So I arrive in Johannesburg’s Tambo International Airport after a solid 24 hours of traveling all the way around the world. Needless to say I feel quite defeated and beaten, but after a warm welcome form my cousin, I am prompted to try my luck out on the town with the locals nonetheless. My cousin (a white South African by birth) takes me to her friend’s house, where the group of friends is comprised of a handful of whites matched by a handful of Greeks and one relatively heavyset Black man. I think nothing of the mixed assortment of races, due to my own friend circle at home. It seems relatively normal to me, so I mix in with the flow and answer their random questions about America.
Then came my first experience. My cousin and I drove to the gas station because she wanted cigarettes, so while she went in I sat in the car waiting. Right before she comes back out, a Black man comes up to the car holding a windshield cleaning implement and motions at the car. I motion back a very clear and decisive “no” gesture but still he advances. Despite my desperate hopping and flapping from inside the car, he proceeds to clean and wipe the windshield anyways. My cousin comes back and hands him a few cents. She then asks me if I told him not to clean the windshield, and I replied of course I tried to stop him. She says “Agh no man, they’re blery kaffirs they don’t know any different”. I was shocked. Had she really just said this? Was I imagining this? I thought that this would never have happened in America, not such an outward racist comment.
Upon our return to her friend’s house, the food had finished being cooked and so we sat down to eat. At one point, one of the girls looked at the heavyset Black man and said to him “Sean you’re such a Black man! Look at you eating with your fingers it’s disgusting”. Everyone laughed, and Sean seemed to shrug it off like it was nothing. I was again, quite shocked. This was something that also would never have happened in America.
The final event which shocked me was on our return from the Newscafe, a respectable upper class bar in Johannesburg. We had all been drinking, except for one girl, who only had her learners permit and who had left it home that night on accident. Needless to say she drove home. On our way out of the establishment we saw a police roadblock the way we were trying to go, so we turned the other way only to find another roadblock 200 feet down the road. We approached and told the police our story and the policeman seemed intent on stopping and harassing us. Eventually we ended up bribing him and going free. After we pulled away the driver said “It is such a good thing they were blery kaffirs at that stop or we never would have gotten out”. Again. Shock.

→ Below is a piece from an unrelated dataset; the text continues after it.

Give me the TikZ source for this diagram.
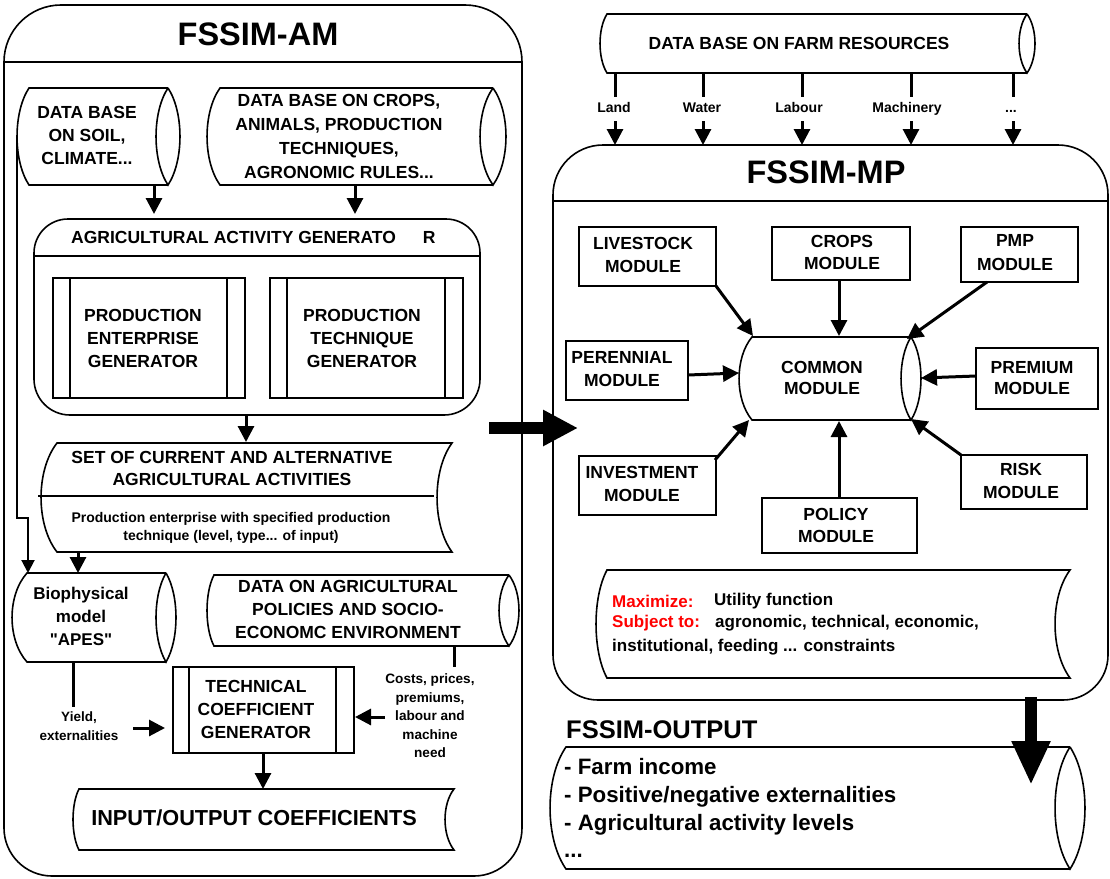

But why now was I so shocked? I came to realize that in America racism is entirely covert. One would never ever openly address racism to one’s peers or to someone’s face. Racism in America operates on a lowly and hidden scale. No one would address this to someone. No one would ever comment on someone’s eating habits and attribute it to their race as opposed to their personality. This is why I was shocked, being from America and having taken many sociology classes relating to racism in America, I found myself outraged that racism could be taken in such a light as I had seen thrice throughout my very first few hours in South Africa. I was actually a little mad that I had come to a country specifically to study reconciliation, and here was a younger, up and coming generation propelling forward so many of the wheels of racism that so many people had fought so hard to overcome.
I think, then, that while South Africa has overcome its very first roadblock to defeat racism and work towards a real diversity, they must now find a way to combat the more difficult form of racism which remains: that of individual and interpersonal racism. I would be curious to approach my cousin and her friends now, after having synthesized this, and ask them what they thought about the reconciliation process thus far in the country, as this is something I was too afraid to ask after my initial shocks with racism. I would be very interested to see what the younger generation of South Africans thinks of the bridge and link between the institutionalized racism of the past and the interpersonal racism of today, as this is the monster more difficult to rid from the country.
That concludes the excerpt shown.